-- begin --

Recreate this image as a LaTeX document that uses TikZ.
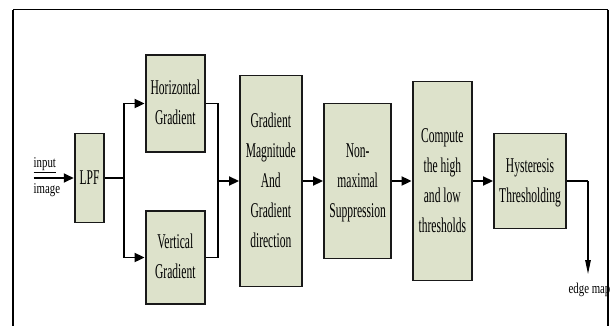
\documentclass[tikz,border=0pt]{standalone}
\usepackage{fontspec}
\setmainfont{Liberation Serif}
\usetikzlibrary{arrows.meta}
\definecolor{boxfill}{HTML}{DDE2CB}
% condensed, tall lettering used inside the blocks
\newcommand{\blocktext}[1]{\scalebox{0.55}[1]{\fontsize{21}{30}\selectfont\begin{tabular}{@{}c@{}}#1\end{tabular}}}
\newcommand{\labeltext}[1]{\scalebox{0.72}[1]{\fontsize{15}{18}\selectfont #1}}
\tikzset{
  block/.style={draw=black!90, line width=1.9pt, fill=boxfill, inner sep=0pt, anchor=center},
  wire/.style={line width=1.8pt, draw=black},
  flow/.style={wire, -{Triangle[length=10pt,width=9pt]}},
  outflow/.style={line width=1.2pt, -{Triangle[length=14pt,width=5.5pt]}},
}
\begin{document}
\begin{tikzpicture}[x=1pt,y=-1pt]
\useasboundingbox (0,0) rectangle (610,325);
% outer frame
\draw[line width=1.8pt] (13,9.5) -- (608,9.5);
\draw[line width=1.8pt] (13,9.5) -- (13,340);
\draw[line width=1.8pt] (608,9.5) -- (608,340);

% processing blocks
\node[block, minimum width=29.6pt, minimum height=89pt]  (lpf) at (89.5,178)   {\blocktext{LPF}};
\node[block, minimum width=59.5pt, minimum height=97pt]  (hg)  at (175.3,103.5) {\blocktext{Horizontal\\Gradient}};
\node[block, minimum width=59.5pt, minimum height=93pt]  (vg)  at (175.3,257.5) {\blocktext{Vertical\\Gradient}};
\node[block, minimum width=61.6pt, minimum height=211pt] (gm)  at (270.8,181)  {\blocktext{Gradient\\Magnitude\\And\\Gradient\\direction}};
\node[block, minimum width=67.4pt, minimum height=155pt] (nms) at (357.7,181)  {\blocktext{Non-\\maximal\\Suppression}};
\node[block, minimum width=59.5pt, minimum height=199pt] (ct)  at (442.3,181)  {\blocktext{Compute\\the high\\and low\\thresholds}};
\node[block, minimum width=72pt,   minimum height=95pt]  (ht)  at (530,181)    {\blocktext{Hysteresis\\Thresholding}};

% input and output labels
\coordinate (src) at (33.5,178);
\node[anchor=south west, inner sep=0pt] (inlbl) at (33.5,173) {\labeltext{\underline{input}}};
\node[anchor=north west, inner sep=0pt] (imlbl) at (33.5,183) {\labeltext{image}};
\coordinate (split) at (123.7,178);
\coordinate (merge) at (218,181);
\coordinate (drop) at (588,274);
\node[inner sep=0pt] (edge) at (589.5,290) {\labeltext{edge map}};

% connectors
\draw[flow] (src) -- (lpf.west);
\draw[wire] (lpf.east) -- (split);
\draw[flow] (split) |- (hg.west);
\draw[flow] (split) |- (vg.west);
\draw[wire] (hg.east) -| (merge);
\draw[wire] (vg.east) -| (merge);
\draw[flow] (merge) -- (gm.west);
\draw[flow] (gm.east) -- (nms.west);
\draw[flow] (nms.east) -- (ct.west);
\draw[flow] (ct.east) -- (ht.west);
\draw[wire] (ht.east) -| (drop |- ht.east);
\draw[outflow] (drop |- ht.east) -- (drop);
\end{tikzpicture}
\end{document}
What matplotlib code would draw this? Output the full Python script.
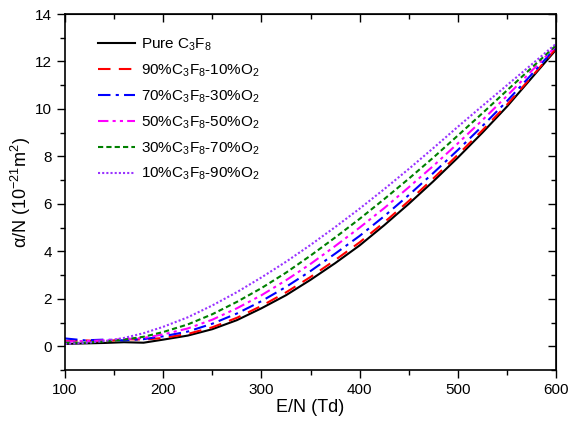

-- end --

_Exercise directions_
Only the number is needed: state how many lines in the listing contain "image".

_The output_
2